American Journalism Review

. . . a scholarly yet accessible and entertaining study of outing. . . . Gross brings a much-needed historical context to the debate over this still-controversial topic. . . . I strongly recommend Contested Closets to anyone, including Gunderson, who thinks outing is either contemptible or immoral. For Gross has clearly demonstrated outing is ancient and ethical. It may also be the best way to level the political playing fields, thereby giving homosexuals a chance of attaining parity with heterosexuals.

Lambda Book Report

Contested Closets is both a solid academic work and a brisk, entertaining read. Gross is particularly effective in skewering the hypocrisy of the mainstream media, and he also includes more than one hundred pages of original articles and commentarieis from both the straight and gay press - an immensely valuable contribution to historians and casual readers alike.

Los Angeles Times

. . . one of the few sources where original articles on outing have been collected. The book recalls . . . Michael Signorile's Queer in America . . . . They make great companion pieces, with Closets tracing the history of the outing debate while Queer discusses the media's blind eye when it comes to homosexual celebrities and politicians.

Contemporary Sociology

Contested Closets, The Politics and Ethics of Outing, provides a highly readable history of the ambivalence mainstream media have expressed toward homosexuality. Homosexuality, Gross argues, has almost always been used selectively by media in a way that contributes to confirming antigay biases.

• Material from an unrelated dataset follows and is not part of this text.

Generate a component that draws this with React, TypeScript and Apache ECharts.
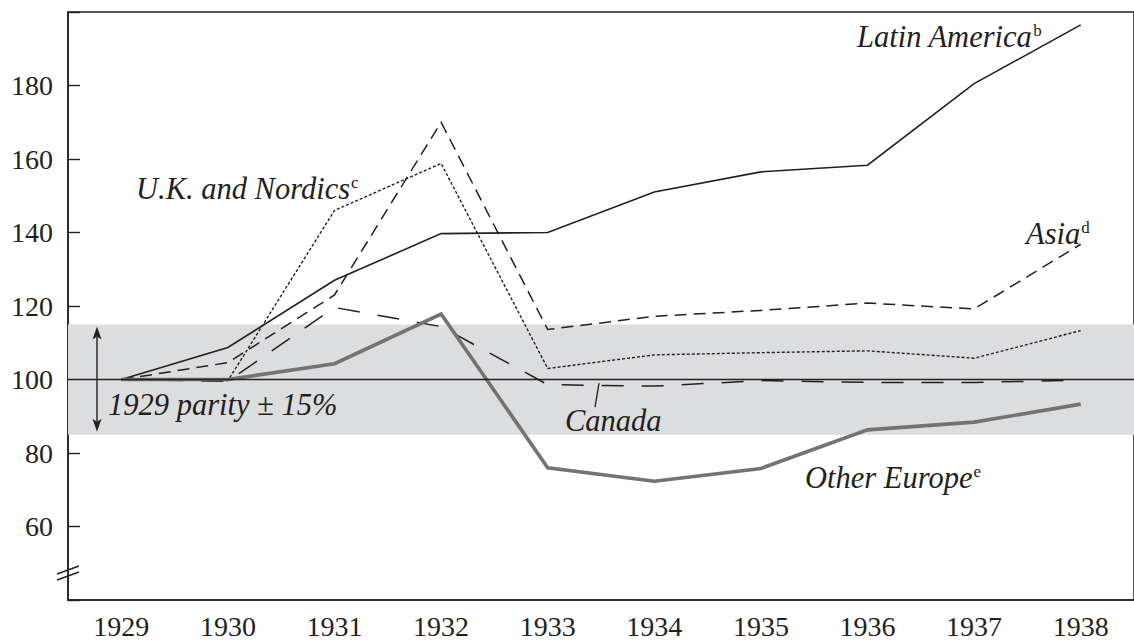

Journal of Mass Media Ethics

The author’s powerful arguments make his essay something to devour. The demand to end the queer Code of Silence is rational, motivating, and compelling.

The Prism Newsletter

Contested Closets is a significant contribution both to contemporary media studies and to contemporary gay-lesbian studies. Gross tackles thorny issues such as secrecy and the construction of sexual identity in contemporary queer theory, and illustrates his claim that hiding is not the key to emancipation through an analysis of the media ‘outing’ controversy.